> MATERIAL:
%%

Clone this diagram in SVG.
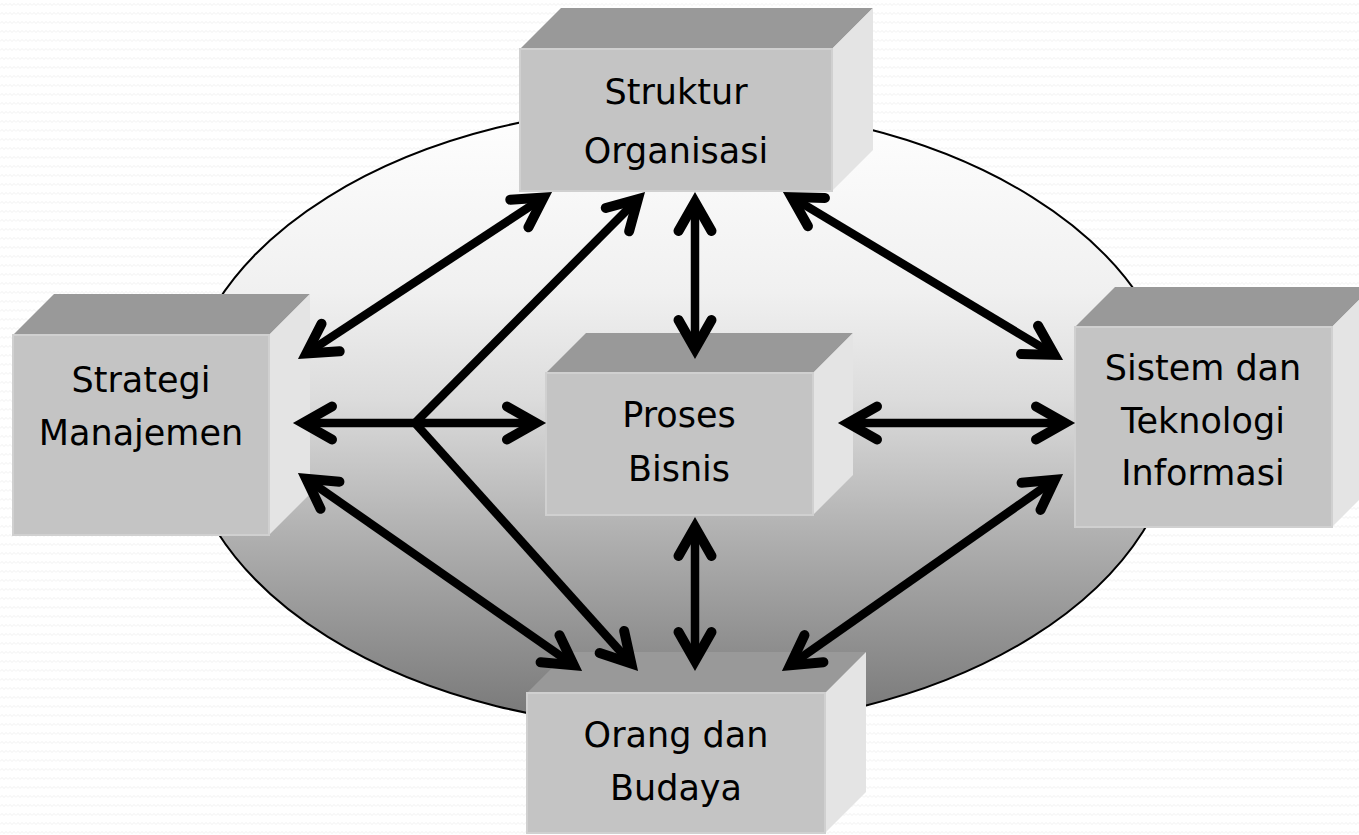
<svg xmlns="http://www.w3.org/2000/svg" width="1359" height="835" viewBox="0 0 1359 835">
<defs>
<pattern id="bg" width="8" height="9" patternUnits="userSpaceOnUse">
<rect width="8" height="9" fill="#ffffff"/>
<path d="M0 5.5 L2 3.5 L4 5.5 L6 3.5 L8 5.5" fill="none" stroke="#f1f1f1" stroke-width="1"/>
</pattern>
<linearGradient id="ellg" x1="0" y1="0" x2="0" y2="1">
<stop offset="0" stop-color="#ffffff"/>
<stop offset="0.3" stop-color="#f0f0f0"/>
<stop offset="0.47" stop-color="#dcdcdc"/>
<stop offset="0.69" stop-color="#b0b0b0"/>
<stop offset="1" stop-color="#767676"/>
</linearGradient>
<marker id="ah" markerUnits="userSpaceOnUse" markerWidth="100" markerHeight="100" refX="0" refY="0" orient="auto-start-reverse" overflow="visible">
<path d="M-29 -16.5 L0 0 L-29 16.5" fill="none" stroke="#000" stroke-width="10" stroke-linecap="round" stroke-linejoin="miter" stroke-miterlimit="10"/>
</marker>
<style>
.front{fill:#c4c4c4;stroke:#d0d0d0;stroke-width:2}
.top{fill:#999999}
.side{fill:#e4e4e4}
.lbl{font-family:"DejaVu Sans","Liberation Sans",sans-serif;font-size:35px;fill:#000;text-anchor:middle}
.con line{stroke:#000;stroke-width:8.5;stroke-linecap:butt}
.bi{marker-start:url(#ah);marker-end:url(#ah)}
.uni{marker-end:url(#ah)}
</style>
</defs>
<rect width="1359" height="835" fill="url(#bg)"/>
<ellipse cx="680" cy="417" rx="498" ry="311" fill="url(#ellg)" stroke="#000" stroke-width="2"/>

<g id="node-struktur">
<polygon class="top" points="520,49 561,8 873,8 832,49"/>
<polygon class="side" points="832,49 873,8 873,150 832,191"/>
<rect class="front" x="520" y="49" width="312" height="142"/>
<text class="lbl" x="676" y="104">Struktur</text>
<text class="lbl" x="676" y="163">Organisasi</text>
</g>

<g id="node-strategi">
<polygon class="top" points="13,335 54,294 310,294 269,335"/>
<polygon class="side" points="269,335 310,294 310,494 269,535"/>
<rect class="front" x="13" y="335" width="256" height="200"/>
<text class="lbl" x="141" y="392">Strategi</text>
<text class="lbl" x="141" y="445">Manajemen</text>
</g>

<g id="node-sistem">
<polygon class="top" points="1075,327 1115,287 1372,287 1332,327"/>
<polygon class="side" points="1332,327 1372,287 1372,487 1332,527"/>
<rect class="front" x="1075" y="327" width="257" height="200"/>
<text class="lbl" x="1203" y="380">Sistem dan</text>
<text class="lbl" x="1203" y="433">Teknologi</text>
<text class="lbl" x="1203" y="485">Informasi</text>
</g>

<g id="node-proses">
<polygon class="top" points="546,373 586,333 853,333 813,373"/>
<polygon class="side" points="813,373 853,333 853,475 813,515"/>
<rect class="front" x="546" y="373" width="267" height="142"/>
<text class="lbl" x="679" y="427">Proses</text>
<text class="lbl" x="679" y="481">Bisnis</text>
</g>

<g id="node-orang">
<polygon class="top" points="527,693 568,652 866,652 825,693"/>
<polygon class="side" points="825,693 866,652 866,792 825,833"/>
<rect class="front" x="527" y="693" width="298" height="140"/>
<text class="lbl" x="676" y="747">Orang dan</text>
<text class="lbl" x="676" y="800">Budaya</text>
</g>

<g id="connectors" class="con">
<line class="bi" x1="306.4" y1="353.5" x2="543.6" y2="197.5"/>
<line class="uni" x1="415" y1="423" x2="637.9" y2="199.1"/>
<line class="bi" x1="303" y1="423" x2="536" y2="423"/>
<line class="uni" x1="415" y1="423" x2="631.3" y2="663.6"/>
<line class="bi" x1="306.2" y1="478.7" x2="573.8" y2="665.3"/>
<line class="bi" x1="695" y1="202" x2="695" y2="349"/>
<line class="bi" x1="695" y1="527" x2="695" y2="661"/>
<line class="bi" x1="791.6" y1="197.1" x2="1054.4" y2="354.9"/>
<line class="bi" x1="848" y1="423" x2="1065" y2="423"/>
<line class="bi" x1="790.2" y1="665.3" x2="1054.8" y2="479.7"/>
</g>
</svg>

%%

> PROBLEM: Transcribe the material as is, with images omitted.

> ANSWER FOR THE TASK:
Clone this diagram in SVG.
<svg xmlns="http://www.w3.org/2000/svg" width="1359" height="835" viewBox="0 0 1359 835">
<defs>
<pattern id="bg" width="8" height="9" patternUnits="userSpaceOnUse">
<rect width="8" height="9" fill="#ffffff"/>
<path d="M0 5.5 L2 3.5 L4 5.5 L6 3.5 L8 5.5" fill="none" stroke="#f1f1f1" stroke-width="1"/>
</pattern>
<linearGradient id="ellg" x1="0" y1="0" x2="0" y2="1">
<stop offset="0" stop-color="#ffffff"/>
<stop offset="0.3" stop-color="#f0f0f0"/>
<stop offset="0.47" stop-color="#dcdcdc"/>
<stop offset="0.69" stop-color="#b0b0b0"/>
<stop offset="1" stop-color="#767676"/>
</linearGradient>
<marker id="ah" markerUnits="userSpaceOnUse" markerWidth="100" markerHeight="100" refX="0" refY="0" orient="auto-start-reverse" overflow="visible">
<path d="M-29 -16.5 L0 0 L-29 16.5" fill="none" stroke="#000" stroke-width="10" stroke-linecap="round" stroke-linejoin="miter" stroke-miterlimit="10"/>
</marker>
<style>
.front{fill:#c4c4c4;stroke:#d0d0d0;stroke-width:2}
.top{fill:#999999}
.side{fill:#e4e4e4}
.lbl{font-family:"DejaVu Sans","Liberation Sans",sans-serif;font-size:35px;fill:#000;text-anchor:middle}
.con line{stroke:#000;stroke-width:8.5;stroke-linecap:butt}
.bi{marker-start:url(#ah);marker-end:url(#ah)}
.uni{marker-end:url(#ah)}
</style>
</defs>
<rect width="1359" height="835" fill="url(#bg)"/>
<ellipse cx="680" cy="417" rx="498" ry="311" fill="url(#ellg)" stroke="#000" stroke-width="2"/>

<g id="node-struktur">
<polygon class="top" points="520,49 561,8 873,8 832,49"/>
<polygon class="side" points="832,49 873,8 873,150 832,191"/>
<rect class="front" x="520" y="49" width="312" height="142"/>
<text class="lbl" x="676" y="104">Struktur</text>
<text class="lbl" x="676" y="163">Organisasi</text>
</g>

<g id="node-strategi">
<polygon class="top" points="13,335 54,294 310,294 269,335"/>
<polygon class="side" points="269,335 310,294 310,494 269,535"/>
<rect class="front" x="13" y="335" width="256" height="200"/>
<text class="lbl" x="141" y="392">Strategi</text>
<text class="lbl" x="141" y="445">Manajemen</text>
</g>

<g id="node-sistem">
<polygon class="top" points="1075,327 1115,287 1372,287 1332,327"/>
<polygon class="side" points="1332,327 1372,287 1372,487 1332,527"/>
<rect class="front" x="1075" y="327" width="257" height="200"/>
<text class="lbl" x="1203" y="380">Sistem dan</text>
<text class="lbl" x="1203" y="433">Teknologi</text>
<text class="lbl" x="1203" y="485">Informasi</text>
</g>

<g id="node-proses">
<polygon class="top" points="546,373 586,333 853,333 813,373"/>
<polygon class="side" points="813,373 853,333 853,475 813,515"/>
<rect class="front" x="546" y="373" width="267" height="142"/>
<text class="lbl" x="679" y="427">Proses</text>
<text class="lbl" x="679" y="481">Bisnis</text>
</g>

<g id="node-orang">
<polygon class="top" points="527,693 568,652 866,652 825,693"/>
<polygon class="side" points="825,693 866,652 866,792 825,833"/>
<rect class="front" x="527" y="693" width="298" height="140"/>
<text class="lbl" x="676" y="747">Orang dan</text>
<text class="lbl" x="676" y="800">Budaya</text>
</g>

<g id="connectors" class="con">
<line class="bi" x1="306.4" y1="353.5" x2="543.6" y2="197.5"/>
<line class="uni" x1="415" y1="423" x2="637.9" y2="199.1"/>
<line class="bi" x1="303" y1="423" x2="536" y2="423"/>
<line class="uni" x1="415" y1="423" x2="631.3" y2="663.6"/>
<line class="bi" x1="306.2" y1="478.7" x2="573.8" y2="665.3"/>
<line class="bi" x1="695" y1="202" x2="695" y2="349"/>
<line class="bi" x1="695" y1="527" x2="695" y2="661"/>
<line class="bi" x1="791.6" y1="197.1" x2="1054.4" y2="354.9"/>
<line class="bi" x1="848" y1="423" x2="1065" y2="423"/>
<line class="bi" x1="790.2" y1="665.3" x2="1054.8" y2="479.7"/>
</g>
</svg>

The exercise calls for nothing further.